╭─ Data for this exercise
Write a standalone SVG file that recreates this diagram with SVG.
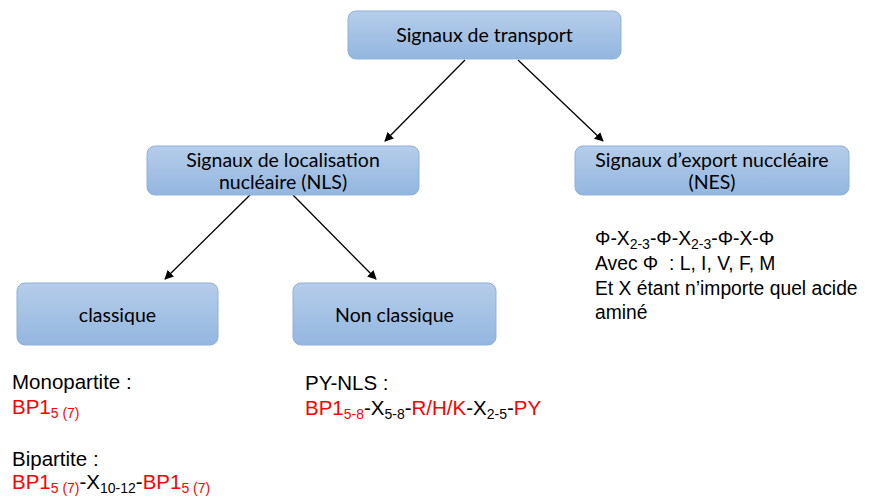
<svg xmlns="http://www.w3.org/2000/svg" width="877" height="500" viewBox="0 0 877 500">
<defs>
<linearGradient id="g" x1="0" y1="0" x2="0" y2="1">
<stop offset="0" stop-color="#b6cdea"/>
<stop offset="1" stop-color="#93b6e0"/>
</linearGradient>
<marker id="ah" viewBox="0 0 10 10" refX="9" refY="5" markerWidth="9" markerHeight="9" markerUnits="userSpaceOnUse" orient="auto">
<path d="M0,0 L10,5 L0,10 z" fill="#000"/>
</marker>
<style>
.box{fill:url(#g);stroke:#8fb0d9;stroke-width:1}
.bt{font-family:Lato,"Open Sans",sans-serif;font-size:19.5px;fill:#000;text-anchor:middle}
.t{font-family:"Liberation Sans",Arial,sans-serif;font-size:20.5px;fill:#000}
.n{font-family:"Liberation Sans",Arial,sans-serif;font-size:19.3px;fill:#000;white-space:pre}
.r{fill:#ff0000}
.s{font-size:14px}
.c{stroke:#000;stroke-width:1.3;fill:none;marker-end:url(#ah)}
</style>
</defs>
<rect width="877" height="500" fill="#fff"/>
<g id="connectors">
<line class="c" x1="465" y1="60" x2="385" y2="141"/>
<line class="c" x1="518" y1="60" x2="603" y2="141"/>
<line class="c" x1="250" y1="195" x2="165" y2="279"/>
<line class="c" x1="293" y1="195" x2="376" y2="279"/>
</g>
<g id="n-transport">
<rect class="box" x="348" y="11" width="273" height="48" rx="8"/>
<text class="bt" x="484.5" y="42">Signaux de transport</text>
</g>
<g id="n-nls">
<rect class="box" x="147" y="146" width="272" height="49" rx="8"/>
<text class="bt" x="283" y="167">Signaux de localisation</text>
<text class="bt" x="283" y="189">nucléaire (NLS)</text>
</g>
<g id="n-nes">
<rect class="box" x="575" y="146" width="274" height="49" rx="8"/>
<text class="bt" x="712" y="167">Signaux d’export nuccléaire</text>
<text class="bt" x="712" y="189">(NES)</text>
</g>
<g id="n-classique">
<rect class="box" x="17" y="283" width="201" height="62" rx="8"/>
<text class="bt" x="117.5" y="322">classique</text>
</g>
<g id="n-nonclassique">
<rect class="box" x="293" y="283" width="203" height="62" rx="8"/>
<text class="bt" x="394.5" y="322">Non classique</text>
</g>
<g id="classique-text">
<text class="t" x="12" y="389">Monopartite :</text>
<text class="t r" x="12" y="414">BP1<tspan class="s" dy="4">5 (7)</tspan></text>
<text class="t" x="12" y="466">Bipartite :</text>
<text class="t" x="12" y="489"><tspan class="r">BP1</tspan><tspan class="s r" dy="4">5 (7)</tspan><tspan dy="-4">-X</tspan><tspan class="s" dy="4">10-12</tspan><tspan dy="-4">-</tspan><tspan class="r">BP1</tspan><tspan class="s r" dy="4">5 (7)</tspan></text>
</g>
<g id="nonclassique-text">
<text class="t" x="305" y="390">PY-NLS :</text>
<text class="t" x="305" y="415"><tspan class="r">BP1</tspan><tspan class="s r" dy="4">5-8</tspan><tspan dy="-4">-X</tspan><tspan class="s" dy="4">5-8</tspan><tspan dy="-4">-</tspan><tspan class="r">R/H/K</tspan><tspan>-X</tspan><tspan class="s" dy="4">2-5</tspan><tspan dy="-4">-</tspan><tspan class="r">PY</tspan></text>
</g>
<g id="nes-text">
<text class="n" x="595" y="245">Φ-X<tspan class="s" dy="4">2-3</tspan><tspan dy="-4">-Φ-X</tspan><tspan class="s" dy="4">2-3</tspan><tspan dy="-4">-Φ-X-Φ</tspan></text>
<text class="n" x="595" y="270">Avec Φ  : L, I, V, F, M</text>
<text class="n" x="595" y="295">Et X étant n’importe quel acide</text>
<text class="n" x="595" y="319">aminé</text>
</g>
</svg>
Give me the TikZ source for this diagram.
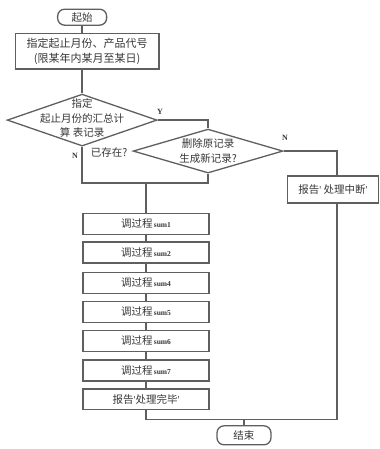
\documentclass[tikz,border=0pt]{standalone}
\usepackage{fontspec}
\setmainfont{Noto Sans CJK SC}
\newfontfamily\latinserif{Liberation Serif}
\usetikzlibrary{shapes.geometric,calc}
\definecolor{ln}{RGB}{95,95,95}
\definecolor{tx}{RGB}{55,55,55}
\newcommand{\sumtxt}[1]{{\latinserif\fontsize{7.5}{8}\selectfont\bfseries\,#1}}
\newcommand{\qt}{{\latinserif'}}
\begin{document}
\begin{tikzpicture}[x=1pt,y=-1pt,
  every node/.style={text=tx},
  every path/.style={draw=ln},
  conn/.style={draw=ln,line width=1.3pt},
  term/.style={draw=ln,line width=1.3pt,rounded corners=7pt,inner sep=0pt,font=\fontsize{10.5}{12}\selectfont},
  procbox/.style={draw=ln,line width=1.3pt,inner sep=0pt,font=\fontsize{10.5}{12}\selectfont},
  decbox/.style={draw=ln,line width=1.3pt,diamond,inner sep=0pt},
  lbl/.style={font=\latinserif\fontsize{8}{9}\selectfont\bfseries}
]
\useasboundingbox (0,0) rectangle (379,449);
\fill[white] (0,0) rectangle (379,449);

\node[term,minimum width=49pt,minimum height=16pt] (start) at (82,17) {起始};
\node[procbox,minimum width=144pt,minimum height=36pt,align=center,font=\fontsize{11}{15}\selectfont] (b1) at (87,51)
  {指定起止月份、产品代号\\(限某年内某月至某日)};
\node[decbox,minimum width=150pt,minimum height=52pt] (d1) at (82,120) {};
\node[align=center,font=\fontsize{10.5}{14.5}\selectfont] (d1t) at (82,118) {指定\\起止月份的汇总计\\算 表记录};
\node[decbox,minimum width=150pt,minimum height=44pt] (d2) at (208,151) {};
\node[align=center,font=\fontsize{10.5}{14.5}\selectfont] (d2t) at (208,151) {删除原记录\\生成新记录?};
\node[procbox,minimum width=91pt,minimum height=27pt] (r) at (333,189.5) {报告\qt\ 处理中断\qt};

\node[procbox,minimum width=126pt,minimum height=21pt] (s1) at (146,224) {调过程\sumtxt{sum1}};
\node[procbox,minimum width=126pt,minimum height=21pt] (s2) at (146,252.5) {调过程\sumtxt{sum2}};
\node[procbox,minimum width=126pt,minimum height=21pt] (s4) at (146,283) {调过程\sumtxt{sum4}};
\node[procbox,minimum width=126pt,minimum height=21pt] (s5) at (146,312) {调过程\sumtxt{sum5}};
\node[procbox,minimum width=126pt,minimum height=21pt] (s6) at (146,341) {调过程\sumtxt{sum6}};
\node[procbox,minimum width=126pt,minimum height=21pt] (s7) at (146,370.5) {调过程\sumtxt{sum7}};
\node[procbox,minimum width=126pt,minimum height=21pt] (rep) at (146,399.5) {报告\qt 处理完毕\qt};
\node[term,minimum width=54pt,minimum height=19pt] (end) at (244,435.5) {结束};

\node[lbl] (ly) at (160,112) {Y};
\node[lbl] (ln1) at (75,156) {N};
\node[font=\fontsize{10.5}{12}\selectfont] (ex) at (109,152) {已存在?};
\node[lbl] (ln2) at (285,138) {N};

\coordinate (jl) at (82,183);
\coordinate (jm) at (146,183);
\coordinate (jr) at (208,183);
\coordinate (rx) at (337,150);
\coordinate (bl) at (146,420);
\coordinate (bm) at (244,420);
\coordinate (br) at (337,420);

\draw[conn] (start.south) -- (start.south |- b1.north);
\draw[conn] (start.south |- b1.south) -- (d1.north);
\draw[conn] (d1.east) -| (d2.north);
\draw[conn] (d1.south) -- (jl) -- (jr) -- (d2.south);
\draw[conn] (jm) -- (s1.north);
\draw[conn] (d2.east) -| (rx |- r.north);
\draw[conn] (s1.south) -- (s2.north);
\draw[conn] (s2.south) -- (s4.north);
\draw[conn] (s4.south) -- (s5.north);
\draw[conn] (s5.south) -- (s6.north);
\draw[conn] (s6.south) -- (s7.north);
\draw[conn] (s7.south) -- (rep.north);
\draw[conn] (rep.south) -- (bl) -- (br) -- (rx |- r.south);
\draw[conn] (bm) -- (end.north);
\end{tikzpicture}
\end{document}
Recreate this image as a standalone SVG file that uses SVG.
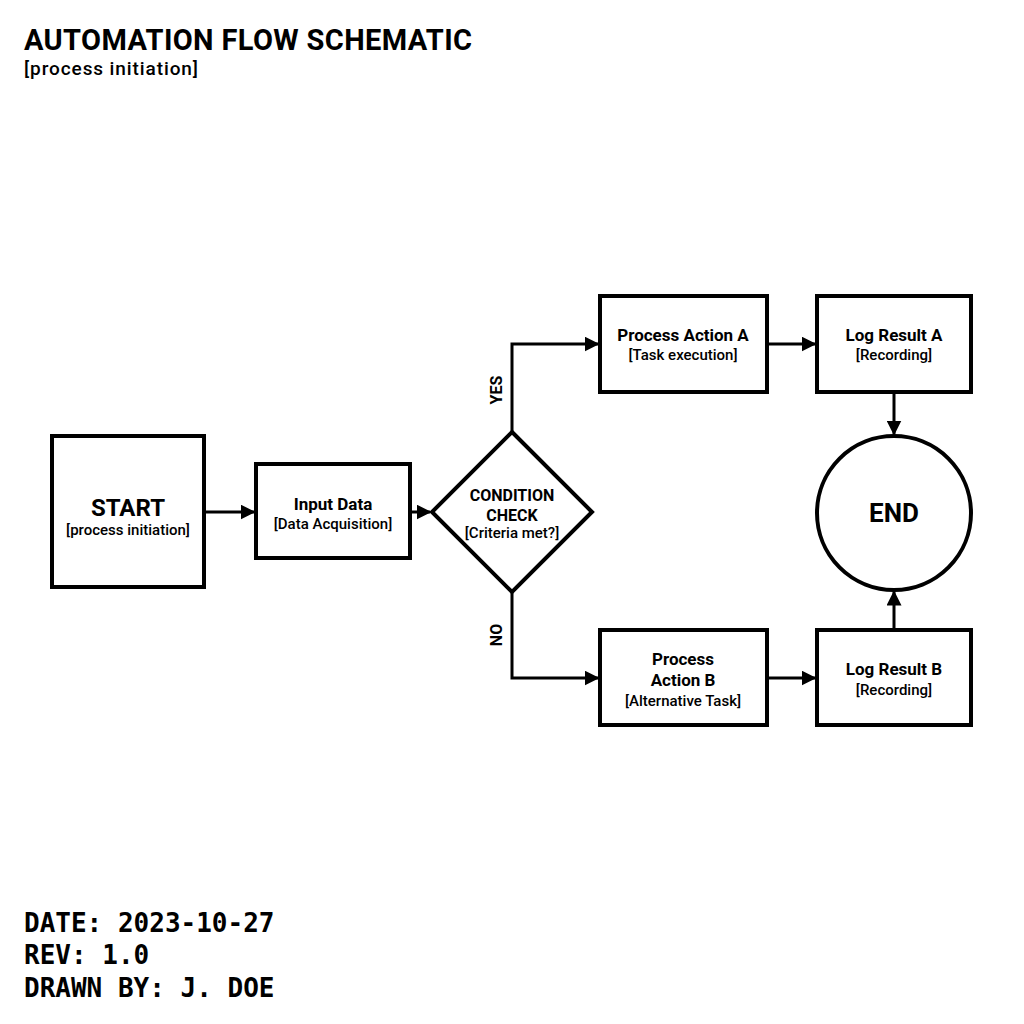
╰─
Which lines above contain "that"? Show each of them.

**Answer to the problem:**
Write a standalone SVG file that recreates this diagram with SVG.
Recreate this image as a standalone SVG file that uses SVG.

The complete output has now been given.